Minghe's expression shifted. "Yuzhen," his uncle said, "we're still deciding that."

"No. You've already decided. You're deciding how much to tell me."

Minghe went still. Across from him, Bia Zhenyuan said, very quietly, "Look at me."

Yuzhen did. "You are not going," his grandfather stated. The words landed like stones. For one heartbeat, neither of them moved. Then Yuzhen laughed once, not because anything was funny, but because if he didn't, something worse might come out instead. "I didn't ask to go now."

"You were about to."

Yuzhen's mouth closed. That, too, was answer enough. Bia Zhenyuan leaned back in his chair, eyes hard as old bronze. "Your father wrote what he wrote because he knew you.
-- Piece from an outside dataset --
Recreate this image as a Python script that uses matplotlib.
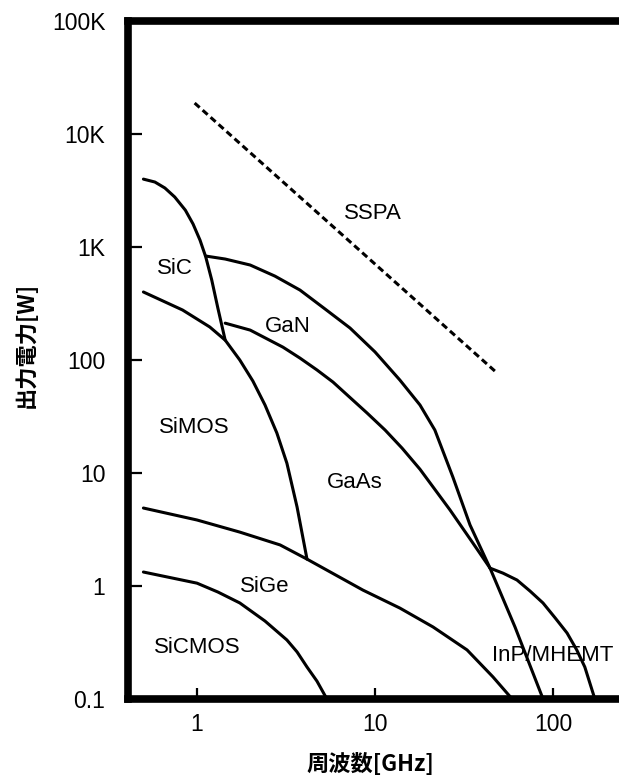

He knew exactly what foolish thought would rise in your head the moment his letter touched your hand."

Yuzhen looked down at the page. The last line seemed to burn through the paper. Outside, the stream kept murmuring under the bridge. Inside, his grandfather's voice dropped even lower. "Your father entered that realm to bring you back a future," he said. "If you throw away what little you still have trying to run after him in your current state, then everything he did becomes a joke."

Yuzhen said nothing. He couldn't. Because the cruelest part was that his grandfather was right. And because buried under the shock, under the guilt, under the sudden bright flare of hope that his father was still alive, another thought had already taken shape – cold, immediate, impossible to ignore. A spring that could restore a damaged foundation. His father had gone in for that. For him. And somewhere behind his ribs, where his broken meridians still ached no matter how he carried himself, something answered like a wound touched by light.